#### SOURCE DATA:
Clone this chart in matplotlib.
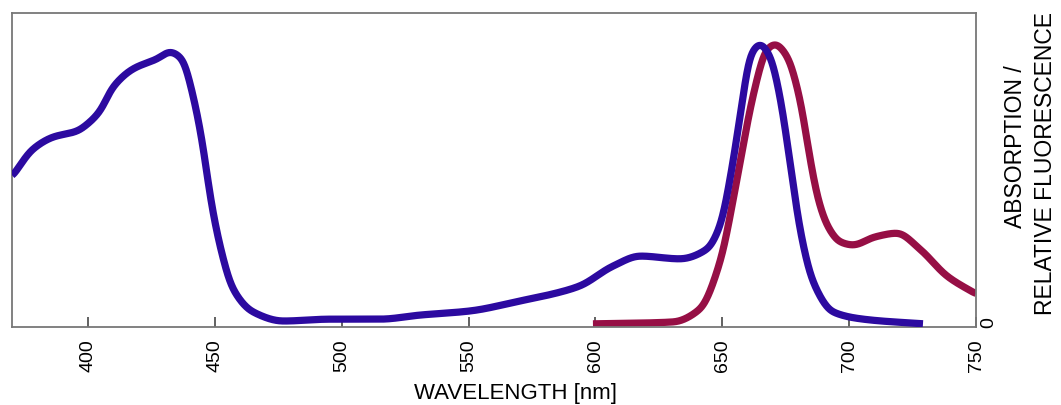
import matplotlib
matplotlib.use("Agg")
import matplotlib.pyplot as plt
import numpy as np

# Absorption (blue) — wavelength [nm], relative value
abs_nm = [370.0, 378.3, 386.2, 395.6, 400.7, 404.7, 409.8, 417.7, 427.2, 432.3, 437.0,
          441.4, 445.3, 448.1, 452.0, 457.1, 465.0, 476.8, 495.4, 515.1, 530.8, 550.5,
          570.3, 586.0, 593.9, 606.9, 617.6, 633.3, 644.0, 649.1, 654.2, 658.2, 660.9,
          664.9, 668.8, 672.7, 676.7, 680.6, 685.8, 693.6, 705.5, 729.1]
abs_val = [0.478, 0.567, 0.605, 0.624, 0.653, 0.688, 0.764, 0.822, 0.854, 0.876, 0.854,
           0.736, 0.576, 0.417, 0.258, 0.121, 0.048, 0.019, 0.025, 0.025, 0.038, 0.051,
           0.083, 0.111, 0.131, 0.194, 0.226, 0.217, 0.248, 0.322, 0.525, 0.736, 0.863,
           0.901, 0.863, 0.736, 0.525, 0.312, 0.143, 0.048, 0.025, 0.010]

# Fluorescence (red)
fl_nm = [599.0, 630.6, 641.2, 649.1, 655.8, 662.1, 667.6, 670.8, 675.5, 680.6, 684.6,
         687.7, 691.7, 696.4, 701.5, 710.2, 718.9, 727.9, 738.6, 750.0]
fl_val = [0.010, 0.016, 0.057, 0.207, 0.471, 0.736, 0.885, 0.901, 0.863, 0.726, 0.535,
          0.408, 0.318, 0.271, 0.261, 0.287, 0.299, 0.248, 0.162, 0.105]

xticks = [400, 450, 500, 550, 600, 650, 700, 750]
xlabel = "WAVELENGTH [nm]"
ylabel_lines = ["ABSORPTION /", "RELATIVE FLUORESCENCE"]

plt.rcParams['font.family'] = ['Liberation Sans', 'DejaVu Sans']

fig = plt.figure(figsize=(10.61, 4.06), dpi=100)
ax = fig.add_axes([12/1061, (406-328)/406, (976-12)/1061, (328-14)/406])

def smooth(xs, ys, step=0.1, sigma=1.2):
    xs = np.asarray(xs); ys = np.asarray(ys)
    t = np.arange(xs[0], xs[-1] + step/2, step)
    h = np.diff(xs); d = np.diff(ys) / h
    m = np.zeros_like(ys)
    for i in range(1, len(xs)-1):
        if d[i-1] * d[i] > 0:
            w1 = 2*h[i] + h[i-1]; w2 = h[i] + 2*h[i-1]
            m[i] = (w1 + w2) / (w1/d[i-1] + w2/d[i])
    m[0] = d[0]; m[-1] = d[-1]
    idx = np.clip(np.searchsorted(xs, t) - 1, 0, len(xs)-2)
    hh = h[idx]; s = (t - xs[idx]) / hh
    h00 = 2*s**3 - 3*s**2 + 1; h10 = s**3 - 2*s**2 + s
    h01 = -2*s**3 + 3*s**2; h11 = s**3 - s**2
    y = h00*ys[idx] + h10*hh*m[idx] + h01*ys[idx+1] + h11*hh*m[idx+1]
    k = np.arange(-4*sigma, 4*sigma + step/2, step)
    g = np.exp(-0.5*(k/sigma)**2); g /= g.sum()
    pad = len(k)//2
    yp = np.concatenate([np.full(pad, y[0]), y, np.full(pad, y[-1])])
    ys_ = np.convolve(yp, g, mode='same')[pad:-pad]
    return t, ys_

bx, by = smooth(abs_nm, abs_val)
rx, ry = smooth(fl_nm, fl_val)
ax.plot(rx, ry, color='#960f45', lw=5.2, solid_capstyle='butt', zorder=2)
ax.plot(bx, by, color='#2c0aa0', lw=5.2, solid_capstyle='butt', zorder=3)

ax.set_xlim(370, 750)
ax.set_ylim(0, 1)
ax.set_xticks(xticks)
ax.set_xticklabels([str(v) for v in xticks], rotation=90, fontsize=14)
ax.tick_params(axis='x', direction='in', length=7, width=1.3, color='#555555', pad=8)

ax.yaxis.tick_right()
ax.set_yticks([0])
ax.set_yticklabels(['0'], rotation=90, fontsize=14, va='bottom')
ax.tick_params(axis='y', length=0, pad=3)

for sp in ax.spines.values():
    sp.set_color('#777777')
    sp.set_linewidth(1.3)

fig.text(516/1061, 1 - 394/406, xlabel, fontsize=16, ha='center', va='center')
fig.text(1015/1061, 1 - 147/406, ylabel_lines[0], fontsize=16.5, rotation=90, ha='center', va='center')
fig.text(1045/1061, 1 - 164/406, ylabel_lines[1], fontsize=16.5, rotation=90, ha='center', va='center')

fig.savefig('out.png', dpi=100)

#### WRITTEN EXERCISE:
Go through the listing above and write it all out exactly, leaving out any picture.

#### RESULT OF THE TASK:
Clone this chart in matplotlib.
import matplotlib
matplotlib.use("Agg")
import matplotlib.pyplot as plt
import numpy as np

# Absorption (blue) — wavelength [nm], relative value
abs_nm = [370.0, 378.3, 386.2, 395.6, 400.7, 404.7, 409.8, 417.7, 427.2, 432.3, 437.0,
          441.4, 445.3, 448.1, 452.0, 457.1, 465.0, 476.8, 495.4, 515.1, 530.8, 550.5,
          570.3, 586.0, 593.9, 606.9, 617.6, 633.3, 644.0, 649.1, 654.2, 658.2, 660.9,
          664.9, 668.8, 672.7, 676.7, 680.6, 685.8, 693.6, 705.5, 729.1]
abs_val = [0.478, 0.567, 0.605, 0.624, 0.653, 0.688, 0.764, 0.822, 0.854, 0.876, 0.854,
           0.736, 0.576, 0.417, 0.258, 0.121, 0.048, 0.019, 0.025, 0.025, 0.038, 0.051,
           0.083, 0.111, 0.131, 0.194, 0.226, 0.217, 0.248, 0.322, 0.525, 0.736, 0.863,
           0.901, 0.863, 0.736, 0.525, 0.312, 0.143, 0.048, 0.025, 0.010]

# Fluorescence (red)
fl_nm = [599.0, 630.6, 641.2, 649.1, 655.8, 662.1, 667.6, 670.8, 675.5, 680.6, 684.6,
         687.7, 691.7, 696.4, 701.5, 710.2, 718.9, 727.9, 738.6, 750.0]
fl_val = [0.010, 0.016, 0.057, 0.207, 0.471, 0.736, 0.885, 0.901, 0.863, 0.726, 0.535,
          0.408, 0.318, 0.271, 0.261, 0.287, 0.299, 0.248, 0.162, 0.105]

xticks = [400, 450, 500, 550, 600, 650, 700, 750]
xlabel = "WAVELENGTH [nm]"
ylabel_lines = ["ABSORPTION /", "RELATIVE FLUORESCENCE"]

plt.rcParams['font.family'] = ['Liberation Sans', 'DejaVu Sans']

fig = plt.figure(figsize=(10.61, 4.06), dpi=100)
ax = fig.add_axes([12/1061, (406-328)/406, (976-12)/1061, (328-14)/406])

def smooth(xs, ys, step=0.1, sigma=1.2):
    xs = np.asarray(xs); ys = np.asarray(ys)
    t = np.arange(xs[0], xs[-1] + step/2, step)
    h = np.diff(xs); d = np.diff(ys) / h
    m = np.zeros_like(ys)
    for i in range(1, len(xs)-1):
        if d[i-1] * d[i] > 0:
            w1 = 2*h[i] + h[i-1]; w2 = h[i] + 2*h[i-1]
            m[i] = (w1 + w2) / (w1/d[i-1] + w2/d[i])
    m[0] = d[0]; m[-1] = d[-1]
    idx = np.clip(np.searchsorted(xs, t) - 1, 0, len(xs)-2)
    hh = h[idx]; s = (t - xs[idx]) / hh
    h00 = 2*s**3 - 3*s**2 + 1; h10 = s**3 - 2*s**2 + s
    h01 = -2*s**3 + 3*s**2; h11 = s**3 - s**2
    y = h00*ys[idx] + h10*hh*m[idx] + h01*ys[idx+1] + h11*hh*m[idx+1]
    k = np.arange(-4*sigma, 4*sigma + step/2, step)
    g = np.exp(-0.5*(k/sigma)**2); g /= g.sum()
    pad = len(k)//2
    yp = np.concatenate([np.full(pad, y[0]), y, np.full(pad, y[-1])])
    ys_ = np.convolve(yp, g, mode='same')[pad:-pad]
    return t, ys_

bx, by = smooth(abs_nm, abs_val)
rx, ry = smooth(fl_nm, fl_val)
ax.plot(rx, ry, color='#960f45', lw=5.2, solid_capstyle='butt', zorder=2)
ax.plot(bx, by, color='#2c0aa0', lw=5.2, solid_capstyle='butt', zorder=3)

ax.set_xlim(370, 750)
ax.set_ylim(0, 1)
ax.set_xticks(xticks)
ax.set_xticklabels([str(v) for v in xticks], rotation=90, fontsize=14)
ax.tick_params(axis='x', direction='in', length=7, width=1.3, color='#555555', pad=8)

ax.yaxis.tick_right()
ax.set_yticks([0])
ax.set_yticklabels(['0'], rotation=90, fontsize=14, va='bottom')
ax.tick_params(axis='y', length=0, pad=3)

for sp in ax.spines.values():
    sp.set_color('#777777')
    sp.set_linewidth(1.3)

fig.text(516/1061, 1 - 394/406, xlabel, fontsize=16, ha='center', va='center')
fig.text(1015/1061, 1 - 147/406, ylabel_lines[0], fontsize=16.5, rotation=90, ha='center', va='center')
fig.text(1045/1061, 1 - 164/406, ylabel_lines[1], fontsize=16.5, rotation=90, ha='center', va='center')

fig.savefig('out.png', dpi=100)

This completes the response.